İşletmede iletişimin önündeki ikinci büyük engel böyle bir sistemin hiç kurulmamış olmasıdır. İşletmede telefon, faks, ilan panosu, bilgisayar, İnternet donanımı ve bağlantısı ile bir toplantı mekânının –hatta ERP (kurumsal kaynak planlaması) platformunun– mevcudiyeti kurumsal iletişim için sadece maddi zemini oluşturabilir. Bu bileşenleri bir işletmede bir araya getirmiş olmak bir kurumsal iletişim sisteminin var olduğunu göstermez. Tüm bu donanım ve yazılım altyapısı ile çalışanlar ve iş süreçleri arasındaki ilişkilerin bir sistem oluşturacak biçimde tanımlanması, kurulması ve işletilmesi gerekir.
Toplam verimliliği etkileyen kurumsal iletişimin önündeki engellerden bir diğeri ise işletmenin farklı kesimleri (birimleri, departmanları, çalışanları) arasında kalın duvarlar örülmüş olmasıdır.
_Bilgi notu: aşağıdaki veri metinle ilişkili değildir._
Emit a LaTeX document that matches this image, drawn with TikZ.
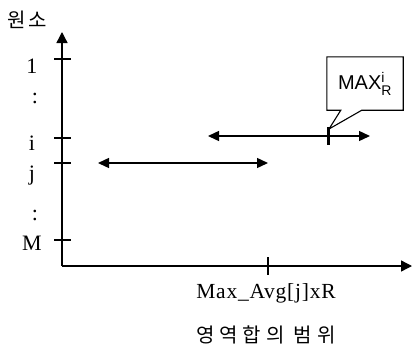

Eğer bu tür bürokratik, hiyerarşik veya örgütsel duvarlar iletişime imkân vermiyorsa işletme için sorunlar çözümlerle buluşma sıkıntıları yaşayacaktır. Pek çok KOBİ’de üst kademe yöneticileri tarafından şikâyet edilen problemlere ilişkin çözümlerin alt kademe çalışanlar tarafından biliniyor –en azından öngörülüyor– olması, kademeler arası iletişimin yetersizliği nedeniyle problem ile çözümün buluşmaması ilginç bir durumdur.
Her girişimci ve yönetici kendine işletmede bir kurumsal iletişim sistemi olup olmadığını sormalı, yoksa kurulmasına destek vermelidir. Bu sistemin nasıl işlediğini şematize edilebilmeli; kurumsal kültürün uygulanan yazılı bir unsuru haline getirilmesine katkı yapmalıdır.